The FTC is looking into whether OpenAI, the developer of the artificial-intelligence chatbot ChatGPT, “engaged in unfair or deceptive privacy or data security practices or engaged in unfair or deceptive practices relating to risks of harm to consumers, including reputational harm,” according to a letter the regulatory body sent to the company.

The agency’s probe into OpenAI was first reported by the Washington Post, which shared a redacted copy of the letter to the company (at this link). The time period for the FTC’s information requests to San Francisco-based OpenAI date from June 1, 2020, “until the date of full and complete compliance” with the investigation, which is technically called a “civil investigative demand” (CID).

Among the info the FTC is asking from OpenAI is a “description of any refining the Company actually undertook in order to correct or remediate any Large Language Model’s propensity to ‘hallucinate’ or to reveal any Personal Information,” per the letter.

OpenAI, founded in 2015, introduced the first publicly available version of ChatGPT in November 2022. The chatbot is able to generate seemingly coherent texts on a wide range of topics — while it has on occasion been shown to entirely make things up.

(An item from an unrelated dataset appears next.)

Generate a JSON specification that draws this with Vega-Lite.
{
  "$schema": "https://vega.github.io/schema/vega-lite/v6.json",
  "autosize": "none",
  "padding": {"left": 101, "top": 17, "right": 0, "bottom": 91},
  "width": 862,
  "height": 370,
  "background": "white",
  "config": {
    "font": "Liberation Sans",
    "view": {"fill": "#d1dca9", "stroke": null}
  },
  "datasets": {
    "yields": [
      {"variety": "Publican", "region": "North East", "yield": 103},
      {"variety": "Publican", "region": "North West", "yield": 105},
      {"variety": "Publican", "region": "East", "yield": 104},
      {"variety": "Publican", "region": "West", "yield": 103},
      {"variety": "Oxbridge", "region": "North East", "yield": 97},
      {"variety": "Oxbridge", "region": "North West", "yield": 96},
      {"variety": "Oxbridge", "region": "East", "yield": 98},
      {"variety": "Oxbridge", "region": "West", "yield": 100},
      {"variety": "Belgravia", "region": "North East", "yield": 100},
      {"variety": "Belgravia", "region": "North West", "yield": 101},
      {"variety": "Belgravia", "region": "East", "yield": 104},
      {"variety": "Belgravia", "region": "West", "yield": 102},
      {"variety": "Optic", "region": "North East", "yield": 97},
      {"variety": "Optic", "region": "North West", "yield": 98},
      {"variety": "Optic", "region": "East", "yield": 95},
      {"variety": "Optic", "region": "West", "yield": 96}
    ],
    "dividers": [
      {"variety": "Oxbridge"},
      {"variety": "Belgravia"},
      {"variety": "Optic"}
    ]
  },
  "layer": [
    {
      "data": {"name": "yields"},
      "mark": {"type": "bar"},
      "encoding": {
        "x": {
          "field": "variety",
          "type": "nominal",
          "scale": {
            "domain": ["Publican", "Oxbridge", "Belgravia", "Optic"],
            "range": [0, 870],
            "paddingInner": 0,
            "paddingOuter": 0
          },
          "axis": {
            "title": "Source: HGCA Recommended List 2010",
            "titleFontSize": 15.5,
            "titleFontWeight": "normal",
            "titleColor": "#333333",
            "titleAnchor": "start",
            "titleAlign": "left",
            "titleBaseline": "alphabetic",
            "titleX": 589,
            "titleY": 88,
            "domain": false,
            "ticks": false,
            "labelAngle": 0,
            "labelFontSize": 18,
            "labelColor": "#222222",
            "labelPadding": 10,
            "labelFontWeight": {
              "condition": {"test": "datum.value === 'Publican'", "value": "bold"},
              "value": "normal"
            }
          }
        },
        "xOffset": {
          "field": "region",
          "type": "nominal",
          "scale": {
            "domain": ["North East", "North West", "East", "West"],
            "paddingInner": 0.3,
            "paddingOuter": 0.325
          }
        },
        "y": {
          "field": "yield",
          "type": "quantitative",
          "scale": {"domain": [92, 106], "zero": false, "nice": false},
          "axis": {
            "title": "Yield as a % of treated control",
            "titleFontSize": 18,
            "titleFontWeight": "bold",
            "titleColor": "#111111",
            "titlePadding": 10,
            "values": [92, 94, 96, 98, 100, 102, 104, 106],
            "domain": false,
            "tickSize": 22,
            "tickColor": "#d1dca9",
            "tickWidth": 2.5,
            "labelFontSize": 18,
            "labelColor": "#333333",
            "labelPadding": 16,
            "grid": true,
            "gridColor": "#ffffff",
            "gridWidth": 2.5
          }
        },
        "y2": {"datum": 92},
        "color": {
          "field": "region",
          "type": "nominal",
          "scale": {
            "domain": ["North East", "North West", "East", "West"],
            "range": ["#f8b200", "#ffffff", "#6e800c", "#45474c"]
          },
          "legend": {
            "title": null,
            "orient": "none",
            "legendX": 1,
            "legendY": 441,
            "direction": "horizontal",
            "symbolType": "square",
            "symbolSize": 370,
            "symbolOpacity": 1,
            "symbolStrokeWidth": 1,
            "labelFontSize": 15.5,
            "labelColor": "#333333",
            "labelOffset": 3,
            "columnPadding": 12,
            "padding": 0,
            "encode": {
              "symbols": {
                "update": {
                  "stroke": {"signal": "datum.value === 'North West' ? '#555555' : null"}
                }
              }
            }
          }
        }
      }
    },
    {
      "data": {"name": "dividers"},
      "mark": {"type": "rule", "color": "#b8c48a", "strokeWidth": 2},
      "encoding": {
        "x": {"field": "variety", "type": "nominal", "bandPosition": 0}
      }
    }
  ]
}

Following news reports of the investigation, OpenAI CEO Sam Altman tweeted, “it is very disappointing to see the FTC’s request start with a leak and does not help build trust. that said, it’s super important to us that out technology is safe and pro-consumer, and we are confident we follow the law. of course we will work with the FTC.”

Altman continued, “we built GPT-4 on top of years of safety research and spent 6+ months after we finished initial training making it safer and more aligned before releasing it. we protect user privacy and design our systems to learn about the world, not private individuals.” He also wrote, “we’re transparent about the limitations of our technology, especially when we fall short. and our capped-profits structure means we aren’t incentivized to make unlimited returns.”

Separately, OpenAI is facing various legal challenges. Those include a defamation lawsuit filed by a talk show host, who alleged ChatGPT invented false legal claims against him; and a lawsuit in which Sarah Silverman is among plaintiffs alleging OpenAI’s large language model illegally used their copyrighted works. OpenAI has not commented on either of those lawsuits.